Your goal:
Write out the material exactly, without any of its pictures.

Collected material:
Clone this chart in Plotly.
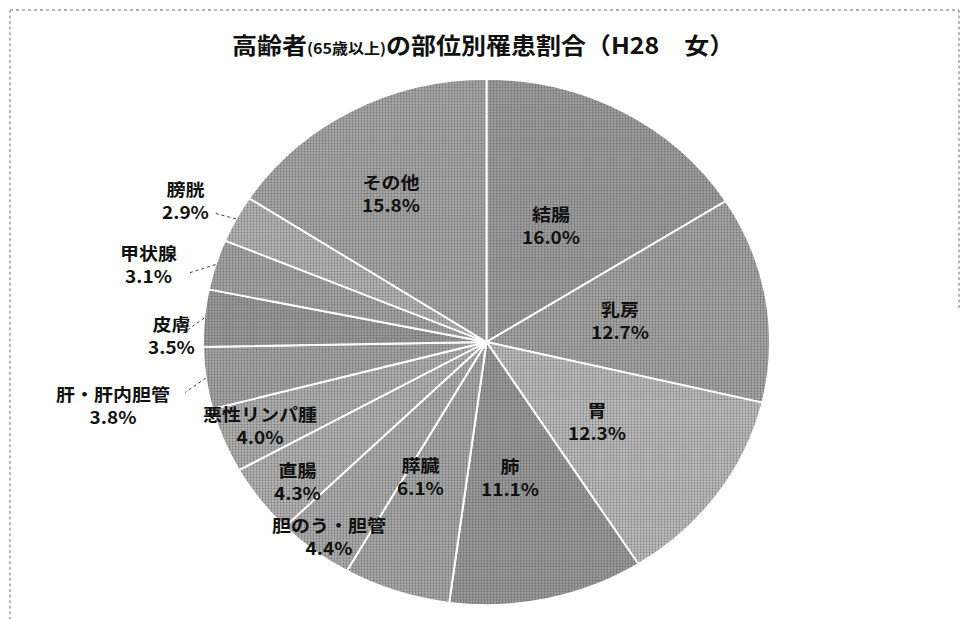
import math
import plotly.graph_objects as go

# ---- data ----
labels = ["結腸", "乳房", "胃", "肺", "膵臓", "胆のう・胆管", "直腸", "悪性リンパ腫",
          "肝・肝内胆管", "皮膚", "甲状腺", "膀胱", "その他"]
values = [16.0, 12.7, 12.3, 11.1, 6.1, 4.4, 4.3, 4.0, 3.8, 3.5, 3.1, 2.9, 15.8]
title_main = "高齢者"
title_small = "(65歳以上)"
title_rest = "の部位別罹患割合（H28　女）"

# ---- styles / label placement (not data) ----
fill_colors = ["#a0a0a0", "#a8a8a8", "#c0c0c0", "#9c9c9c", "#ababab", "#b0b0b0", "#b6b6b6",
               "#b3b3b3", "#a8a8a8", "#9c9c9c", "#a8a8a8", "#b8b8b8", "#aaaaaa"]
label_r = [0.50, 0.48, 0.49, 0.52, 0.56, 0.92, 0.85, 0.86, 1.34, 1.11, 1.23, 1.19, 0.66]
label_dang = [-1.7, -0.5, 2.1, 3.2, 6.2, -0.4, -1.4, 0.5, -2.3, -3.8, -3.0, -0.9, -2.3]
outside = [False] * 8 + [True] * 4 + [False]

# the original picture is squeezed vertically: render taller, then scale the page
W, H_VIEW = 961, 619
SY = 0.92804
H = round(H_VIEW / SY)  # 667

cx_px, cy_px, R_px = 486.5, 368.5, 283.5
dom_x = [(cx_px - R_px) / W, (cx_px + R_px) / W]
dom_y = [(H - cy_px - R_px) / H, (H - cy_px + R_px) / H]
cx = (dom_x[0] + dom_x[1]) / 2 * W
cy = H - (dom_y[0] + dom_y[1]) / 2 * H
R = min((dom_x[1] - dom_x[0]) * W, (dom_y[1] - dom_y[0]) * H) / 2


def to_paper(ang_deg, r_px):
    a = math.radians(ang_deg)
    px = cx + r_px * math.sin(a)
    py = cy - r_px * math.cos(a)
    return px / W, 1 - py / H


fig = go.Figure()
fig.add_trace(go.Pie(
    labels=labels, values=values, sort=False, direction="clockwise", rotation=0,
    domain=dict(x=dom_x, y=dom_y),
    marker=dict(colors=fill_colors, line=dict(color="white", width=2),
                pattern=dict(shape=".", size=3, solidity=0.35, fgcolor="#3a3a3a",
                             fillmode="overlay")),
    textinfo="none", hoverinfo="label+percent", showlegend=False,
))

total = sum(values)
cum = 0.0
annotations = []
shapes = []
for i, (lab, v) in enumerate(zip(labels, values)):
    mid = (cum + v / 2) / total * 360
    cum += v
    ang = mid + label_dang[i]
    x, y = to_paper(ang, label_r[i] * R)
    annotations.append(dict(
        x=x, y=y, xref="paper", yref="paper", showarrow=False,
        text=f"<b>{lab}</b><br><b>{v:.1f}%</b>", align="center",
        font=dict(size=19, color="#111", family="Noto Sans CJK JP"),
        xanchor="center", yanchor="middle",
    ))
    if outside[i]:
        x0, y0 = to_paper(mid, 1.0 * R)
        x1, y1 = to_paper(ang, 1.08 * R)
        shapes.append(dict(type="line", xref="paper", yref="paper",
                           x0=x0, y0=y0, x1=x1, y1=y1,
                           line=dict(color="#333", width=1, dash="dot")))

annotations.append(dict(
    x=483 / W, y=1 - (44 / SY) / H, xref="paper", yref="paper", showarrow=False,
    text=(f"<b>{title_main}</b><span style='font-size:16px'><b>{title_small}</b></span>"
          f"<b>{title_rest}</b>"),
    font=dict(size=25, color="#111", family="Noto Sans CJK JP"),
    xanchor="center", yanchor="middle",
))

# dotted outer frame (view coords)
frame = [(10, 10, 959, 10), (10, 10, 10, 619), (959, 10, 959, 310)]
for (a, b, c, d) in frame:
    shapes.append(dict(type="line", xref="paper", yref="paper",
                       x0=a / W, y0=1 - (b / SY) / H, x1=c / W, y1=1 - (d / SY) / H,
                       line=dict(color="#666", width=1, dash="dot")))

fig.update_layout(
    width=W, height=H, margin=dict(l=0, r=0, t=0, b=0),
    paper_bgcolor="white", plot_bgcolor="white",
    annotations=annotations, shapes=shapes,
    font=dict(family="Noto Sans CJK JP"),
)
post = (
    "document.documentElement.style.overflow='hidden';"
    "document.body.style.margin='0';document.body.style.overflow='hidden';"
    "var d=document.getElementById('{plot_id}');"
    f"d.style.transformOrigin='0 0';d.style.transform='scaleY({SY})';"
)
fig.write_html("out.html", config={"displayModeBar": False}, post_script=post)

Task response:
Clone this chart in Plotly.
import math
import plotly.graph_objects as go

# ---- data ----
labels = ["結腸", "乳房", "胃", "肺", "膵臓", "胆のう・胆管", "直腸", "悪性リンパ腫",
          "肝・肝内胆管", "皮膚", "甲状腺", "膀胱", "その他"]
values = [16.0, 12.7, 12.3, 11.1, 6.1, 4.4, 4.3, 4.0, 3.8, 3.5, 3.1, 2.9, 15.8]
title_main = "高齢者"
title_small = "(65歳以上)"
title_rest = "の部位別罹患割合（H28　女）"

# ---- styles / label placement (not data) ----
fill_colors = ["#a0a0a0", "#a8a8a8", "#c0c0c0", "#9c9c9c", "#ababab", "#b0b0b0", "#b6b6b6",
               "#b3b3b3", "#a8a8a8", "#9c9c9c", "#a8a8a8", "#b8b8b8", "#aaaaaa"]
label_r = [0.50, 0.48, 0.49, 0.52, 0.56, 0.92, 0.85, 0.86, 1.34, 1.11, 1.23, 1.19, 0.66]
label_dang = [-1.7, -0.5, 2.1, 3.2, 6.2, -0.4, -1.4, 0.5, -2.3, -3.8, -3.0, -0.9, -2.3]
outside = [False] * 8 + [True] * 4 + [False]

# the original picture is squeezed vertically: render taller, then scale the page
W, H_VIEW = 961, 619
SY = 0.92804
H = round(H_VIEW / SY)  # 667

cx_px, cy_px, R_px = 486.5, 368.5, 283.5
dom_x = [(cx_px - R_px) / W, (cx_px + R_px) / W]
dom_y = [(H - cy_px - R_px) / H, (H - cy_px + R_px) / H]
cx = (dom_x[0] + dom_x[1]) / 2 * W
cy = H - (dom_y[0] + dom_y[1]) / 2 * H
R = min((dom_x[1] - dom_x[0]) * W, (dom_y[1] - dom_y[0]) * H) / 2


def to_paper(ang_deg, r_px):
    a = math.radians(ang_deg)
    px = cx + r_px * math.sin(a)
    py = cy - r_px * math.cos(a)
    return px / W, 1 - py / H


fig = go.Figure()
fig.add_trace(go.Pie(
    labels=labels, values=values, sort=False, direction="clockwise", rotation=0,
    domain=dict(x=dom_x, y=dom_y),
    marker=dict(colors=fill_colors, line=dict(color="white", width=2),
                pattern=dict(shape=".", size=3, solidity=0.35, fgcolor="#3a3a3a",
                             fillmode="overlay")),
    textinfo="none", hoverinfo="label+percent", showlegend=False,
))

total = sum(values)
cum = 0.0
annotations = []
shapes = []
for i, (lab, v) in enumerate(zip(labels, values)):
    mid = (cum + v / 2) / total * 360
    cum += v
    ang = mid + label_dang[i]
    x, y = to_paper(ang, label_r[i] * R)
    annotations.append(dict(
        x=x, y=y, xref="paper", yref="paper", showarrow=False,
        text=f"<b>{lab}</b><br><b>{v:.1f}%</b>", align="center",
        font=dict(size=19, color="#111", family="Noto Sans CJK JP"),
        xanchor="center", yanchor="middle",
    ))
    if outside[i]:
        x0, y0 = to_paper(mid, 1.0 * R)
        x1, y1 = to_paper(ang, 1.08 * R)
        shapes.append(dict(type="line", xref="paper", yref="paper",
                           x0=x0, y0=y0, x1=x1, y1=y1,
                           line=dict(color="#333", width=1, dash="dot")))

annotations.append(dict(
    x=483 / W, y=1 - (44 / SY) / H, xref="paper", yref="paper", showarrow=False,
    text=(f"<b>{title_main}</b><span style='font-size:16px'><b>{title_small}</b></span>"
          f"<b>{title_rest}</b>"),
    font=dict(size=25, color="#111", family="Noto Sans CJK JP"),
    xanchor="center", yanchor="middle",
))

# dotted outer frame (view coords)
frame = [(10, 10, 959, 10), (10, 10, 10, 619), (959, 10, 959, 310)]
for (a, b, c, d) in frame:
    shapes.append(dict(type="line", xref="paper", yref="paper",
                       x0=a / W, y0=1 - (b / SY) / H, x1=c / W, y1=1 - (d / SY) / H,
                       line=dict(color="#666", width=1, dash="dot")))

fig.update_layout(
    width=W, height=H, margin=dict(l=0, r=0, t=0, b=0),
    paper_bgcolor="white", plot_bgcolor="white",
    annotations=annotations, shapes=shapes,
    font=dict(family="Noto Sans CJK JP"),
)
post = (
    "document.documentElement.style.overflow='hidden';"
    "document.body.style.margin='0';document.body.style.overflow='hidden';"
    "var d=document.getElementById('{plot_id}');"
    f"d.style.transformOrigin='0 0';d.style.transform='scaleY({SY})';"
)
fig.write_html("out.html", config={"displayModeBar": False}, post_script=post)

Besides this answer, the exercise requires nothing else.